• Problem description: Report the number of lines containing "matplotlib", with no other words.

• Source material:
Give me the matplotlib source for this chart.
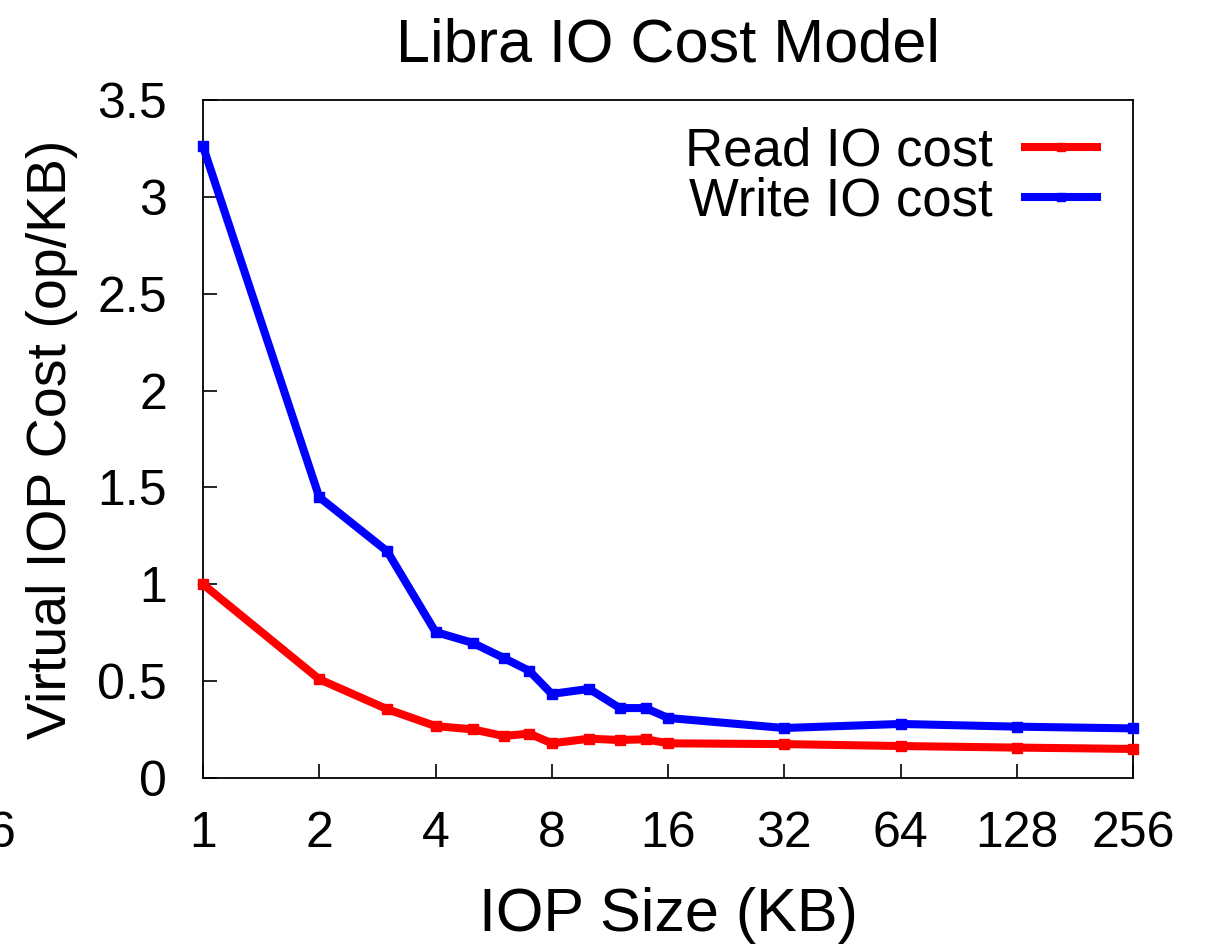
import matplotlib
matplotlib.use("Agg")
import matplotlib.pyplot as plt

plt.rcParams["font.family"] = ["Liberation Sans", "DejaVu Sans"]

# IOP sizes in KB
iop_size = [1, 2, 3, 4, 5, 6, 7, 8, 10, 12, 14, 16, 32, 64, 128, 256]
# Virtual IOP cost (op/KB)
read_cost = [1.00, 0.51, 0.355, 0.268, 0.251, 0.217, 0.229, 0.179, 0.203, 0.196,
             0.200, 0.179, 0.175, 0.165, 0.157, 0.150]
write_cost = [3.26, 1.45, 1.17, 0.754, 0.697, 0.620, 0.553, 0.434, 0.460, 0.361,
              0.361, 0.310, 0.258, 0.279, 0.265, 0.256]

x_ticks = [1, 2, 4, 8, 16, 32, 64, 128, 256]
x_tick_labels = ["1", "2", "4", "8", "16", "32", "64", "128", "256"]
y_ticks = [0, 0.5, 1, 1.5, 2, 2.5, 3, 3.5]
y_tick_labels = ["0", "0.5", "1", "1.5", "2", "2.5", "3", "3.5"]

fig = plt.figure(figsize=(12.1, 9.44), dpi=100)
ax = fig.add_axes([203 / 1210, 1 - 778 / 944, (1133 - 203) / 1210, (778 - 100) / 944])

ax.plot(iop_size, read_cost, color="#ff0000", lw=5.8, marker="s", ms=7,
        label="Read IO cost", clip_on=False, zorder=3)
ax.plot(iop_size, write_cost, color="#0000ff", lw=5.8, marker="s", ms=7,
        label="Write IO cost", clip_on=False, zorder=3)

ax.set_xscale("log", base=2)
ax.set_xlim(1, 256)
ax.set_ylim(0, 3.5)
ax.set_xticks(x_ticks)
ax.set_xticklabels(x_tick_labels)
ax.minorticks_off()
ax.set_yticks(y_ticks)
ax.set_yticklabels(y_tick_labels)

ax.tick_params(axis="both", direction="in", length=10, width=1.2, labelsize=36)
ax.tick_params(axis="x", pad=24)
ax.tick_params(axis="y", pad=26)
for s in ax.spines.values():
    s.set_linewidth(1.3)

ax.set_title("Libra IO Cost Model", fontsize=44, pad=28)
ax.set_xlabel("IOP Size (KB)", fontsize=44, labelpad=21)
ax.set_ylabel("Virtual IOP Cost (op/KB)", fontsize=40, labelpad=14)

ax.legend(loc="upper right", bbox_to_anchor=(0.9835, 0.9926), frameon=False,
          markerfirst=False, fontsize=38, handlelength=1.35, handletextpad=0.62,
          labelspacing=0.0, borderaxespad=0.0, markerscale=0.75)

# partially visible tick label at the left edge of the canvas
fig.text(15 / 1210, 1 - 834 / 944, "6", fontsize=36, ha="right", va="center")

fig.savefig("out.png", dpi=100)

• Final result: 4